SUNDAY, DECEMBER 21, 2008 - VOL. CCLII NO. 140

Statistical Bargains: Historical Perspective

In Arbitrage, Benjamin Graham, Buffett Partnership, Charlie Munger, Net Current Asset Value, Security Analysis, Warren Buffett on February 12, 2008 at 3:54 am

In 1952, Warren Buffett made a concentrated bet on Western Insurance Securities. At two times earnings and half of book value, the stock had tremendous upside and no downside. An enterprising investor could easily find opportunities with similar mathematical expectation ((probability of loss x size of loss) + (probability of gain x size of gain)).

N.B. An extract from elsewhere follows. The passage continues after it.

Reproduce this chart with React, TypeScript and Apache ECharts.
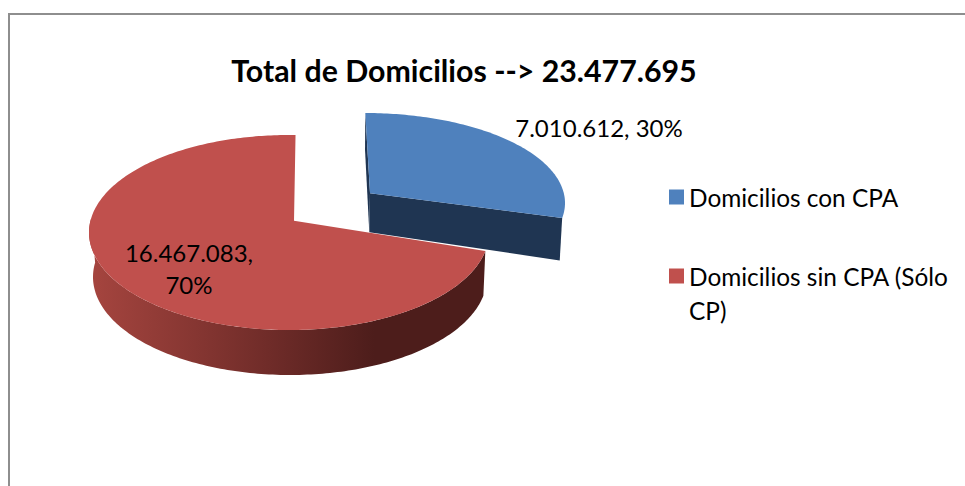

By 1967 Buffett realized that the situation had changed:

“Statistical bargains have tended to disappear over the years. This may be due to the constant combing and re-combing of investments that has occurred during the past twenty years, without an economic convulsion such as that of the ’30s to create a negative bias toward equities and spawn hundreds of new bargain securities. It may be due to the new growing social acceptance and usage of takeover bids which have a natural tendency to focus on bargain issues. It may be due to the exploding ranks of security analysts bringing forth an intensified scrutiny of issues far beyond what existed some years ago. Whatever the cause, the result has been the virtual disappearance of the bargain issue as determined quantitatively - and thereby of our bread and butter.”

I would add that the emergence of leveraged buyout funds has contributed to the dearth of bargains. Because these funds use large amounts of operating leverage to increase return on equity, they are willing to pay control premiums that would otherwise be foolish. Manifestly cheap stocks (such as Western Insurance circa 1952) are non-existent. Virtually all companies selling below NCAV have large operating losses, indifferent management and/or excessive fixed charges. The mathematical expectation of such issues is usually equal to the expectation of the general market; prices are more efficient than ever.

NOTE: My preference for special situation/distressed investing is an admission that stock prices are intensely efficient. On this site, the ratio of arbitrages to long-term holdings is 5 to 1; it will probably surpass 50 to 1 by year-end. These arbitrages provide superior risk-adjusted returns because the small dollar gain is unattractive to most professionals.